| AVAILABLE DATA |
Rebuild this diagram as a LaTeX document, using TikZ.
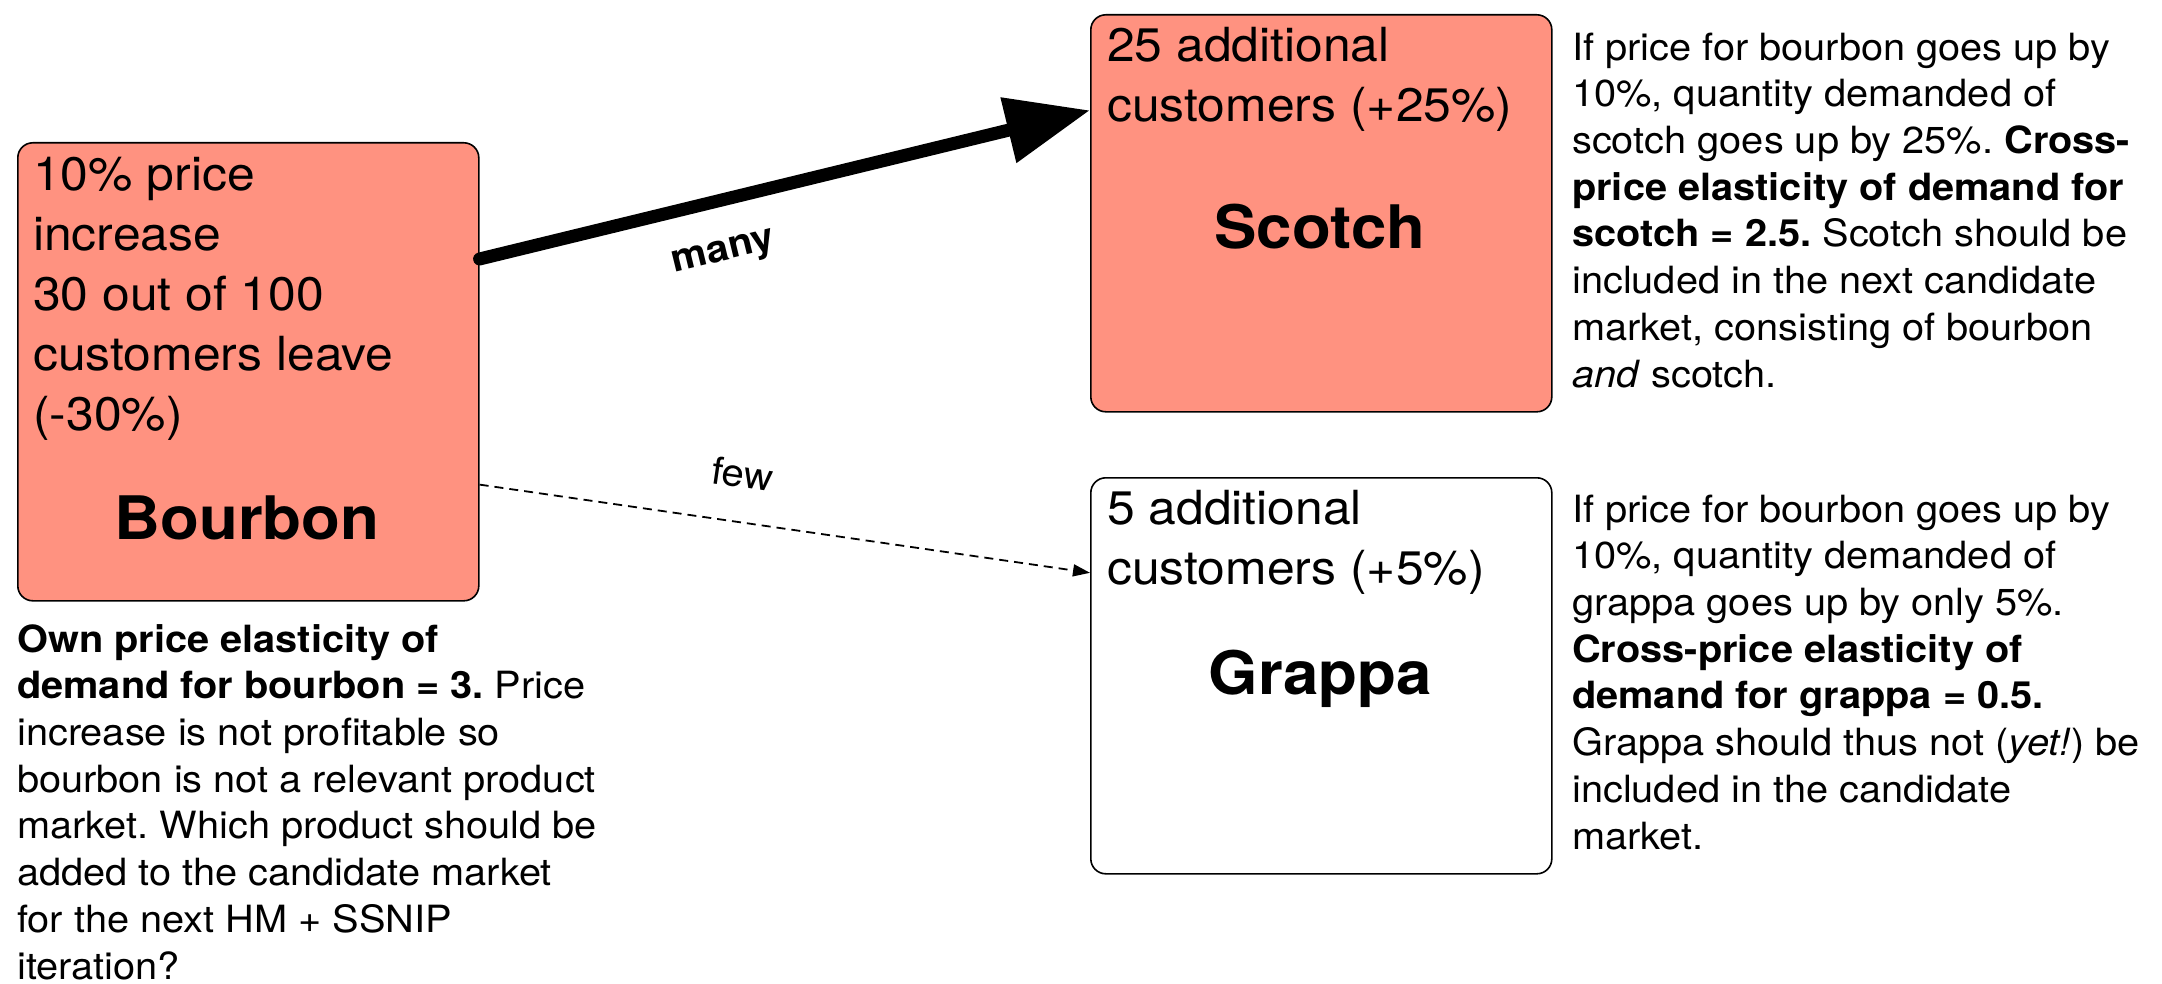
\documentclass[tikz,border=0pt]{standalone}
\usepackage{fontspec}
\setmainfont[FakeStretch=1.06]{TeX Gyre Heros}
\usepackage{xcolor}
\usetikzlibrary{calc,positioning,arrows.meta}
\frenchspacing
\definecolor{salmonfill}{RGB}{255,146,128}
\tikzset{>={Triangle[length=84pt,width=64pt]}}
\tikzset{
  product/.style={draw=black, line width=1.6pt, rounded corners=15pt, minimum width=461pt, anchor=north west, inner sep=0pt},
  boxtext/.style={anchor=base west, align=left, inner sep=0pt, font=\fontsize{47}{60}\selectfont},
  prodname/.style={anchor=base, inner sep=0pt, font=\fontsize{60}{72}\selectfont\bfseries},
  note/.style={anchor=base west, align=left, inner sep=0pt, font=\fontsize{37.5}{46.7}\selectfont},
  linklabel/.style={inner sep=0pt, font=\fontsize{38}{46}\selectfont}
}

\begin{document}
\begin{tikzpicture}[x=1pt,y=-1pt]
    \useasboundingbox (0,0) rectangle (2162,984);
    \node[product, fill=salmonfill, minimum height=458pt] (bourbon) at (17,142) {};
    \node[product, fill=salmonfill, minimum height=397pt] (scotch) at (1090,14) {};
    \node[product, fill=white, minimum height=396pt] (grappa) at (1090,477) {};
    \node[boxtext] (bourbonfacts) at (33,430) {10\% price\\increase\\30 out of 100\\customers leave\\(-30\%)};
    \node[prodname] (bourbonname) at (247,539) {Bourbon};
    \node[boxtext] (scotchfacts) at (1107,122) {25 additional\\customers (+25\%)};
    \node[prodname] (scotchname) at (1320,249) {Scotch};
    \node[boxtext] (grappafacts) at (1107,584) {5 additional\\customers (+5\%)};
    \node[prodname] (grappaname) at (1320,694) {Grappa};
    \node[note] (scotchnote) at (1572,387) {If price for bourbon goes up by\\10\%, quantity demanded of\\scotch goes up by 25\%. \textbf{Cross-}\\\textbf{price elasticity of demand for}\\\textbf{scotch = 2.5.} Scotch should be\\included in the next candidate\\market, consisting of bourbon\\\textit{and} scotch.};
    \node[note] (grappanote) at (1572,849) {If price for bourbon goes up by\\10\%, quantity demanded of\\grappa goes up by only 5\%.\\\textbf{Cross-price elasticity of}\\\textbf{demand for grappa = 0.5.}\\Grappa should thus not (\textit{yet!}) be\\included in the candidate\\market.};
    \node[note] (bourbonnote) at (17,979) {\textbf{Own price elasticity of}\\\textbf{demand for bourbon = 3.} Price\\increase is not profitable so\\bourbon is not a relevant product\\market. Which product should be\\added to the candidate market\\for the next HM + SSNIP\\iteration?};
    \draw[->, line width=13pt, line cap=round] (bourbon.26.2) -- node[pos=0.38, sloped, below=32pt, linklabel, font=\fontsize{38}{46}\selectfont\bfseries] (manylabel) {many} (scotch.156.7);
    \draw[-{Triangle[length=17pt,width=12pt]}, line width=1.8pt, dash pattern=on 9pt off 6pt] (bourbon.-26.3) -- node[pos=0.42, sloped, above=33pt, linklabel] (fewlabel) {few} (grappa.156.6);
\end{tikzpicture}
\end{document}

| EXERCISE |
Except for the pictures, give all the material above again verbatim.

| RESULT |
Rebuild this diagram as a LaTeX document, using TikZ.
\documentclass[tikz,border=0pt]{standalone}
\usepackage{fontspec}
\setmainfont[FakeStretch=1.06]{TeX Gyre Heros}
\usepackage{xcolor}
\usetikzlibrary{calc,positioning,arrows.meta}
\frenchspacing
\definecolor{salmonfill}{RGB}{255,146,128}
\tikzset{>={Triangle[length=84pt,width=64pt]}}
\tikzset{
  product/.style={draw=black, line width=1.6pt, rounded corners=15pt, minimum width=461pt, anchor=north west, inner sep=0pt},
  boxtext/.style={anchor=base west, align=left, inner sep=0pt, font=\fontsize{47}{60}\selectfont},
  prodname/.style={anchor=base, inner sep=0pt, font=\fontsize{60}{72}\selectfont\bfseries},
  note/.style={anchor=base west, align=left, inner sep=0pt, font=\fontsize{37.5}{46.7}\selectfont},
  linklabel/.style={inner sep=0pt, font=\fontsize{38}{46}\selectfont}
}

\begin{document}
\begin{tikzpicture}[x=1pt,y=-1pt]
    \useasboundingbox (0,0) rectangle (2162,984);
    \node[product, fill=salmonfill, minimum height=458pt] (bourbon) at (17,142) {};
    \node[product, fill=salmonfill, minimum height=397pt] (scotch) at (1090,14) {};
    \node[product, fill=white, minimum height=396pt] (grappa) at (1090,477) {};
    \node[boxtext] (bourbonfacts) at (33,430) {10\% price\\increase\\30 out of 100\\customers leave\\(-30\%)};
    \node[prodname] (bourbonname) at (247,539) {Bourbon};
    \node[boxtext] (scotchfacts) at (1107,122) {25 additional\\customers (+25\%)};
    \node[prodname] (scotchname) at (1320,249) {Scotch};
    \node[boxtext] (grappafacts) at (1107,584) {5 additional\\customers (+5\%)};
    \node[prodname] (grappaname) at (1320,694) {Grappa};
    \node[note] (scotchnote) at (1572,387) {If price for bourbon goes up by\\10\%, quantity demanded of\\scotch goes up by 25\%. \textbf{Cross-}\\\textbf{price elasticity of demand for}\\\textbf{scotch = 2.5.} Scotch should be\\included in the next candidate\\market, consisting of bourbon\\\textit{and} scotch.};
    \node[note] (grappanote) at (1572,849) {If price for bourbon goes up by\\10\%, quantity demanded of\\grappa goes up by only 5\%.\\\textbf{Cross-price elasticity of}\\\textbf{demand for grappa = 0.5.}\\Grappa should thus not (\textit{yet!}) be\\included in the candidate\\market.};
    \node[note] (bourbonnote) at (17,979) {\textbf{Own price elasticity of}\\\textbf{demand for bourbon = 3.} Price\\increase is not profitable so\\bourbon is not a relevant product\\market. Which product should be\\added to the candidate market\\for the next HM + SSNIP\\iteration?};
    \draw[->, line width=13pt, line cap=round] (bourbon.26.2) -- node[pos=0.38, sloped, below=32pt, linklabel, font=\fontsize{38}{46}\selectfont\bfseries] (manylabel) {many} (scotch.156.7);
    \draw[-{Triangle[length=17pt,width=12pt]}, line width=1.8pt, dash pattern=on 9pt off 6pt] (bourbon.-26.3) -- node[pos=0.42, sloped, above=33pt, linklabel] (fewlabel) {few} (grappa.156.6);
\end{tikzpicture}
\end{document}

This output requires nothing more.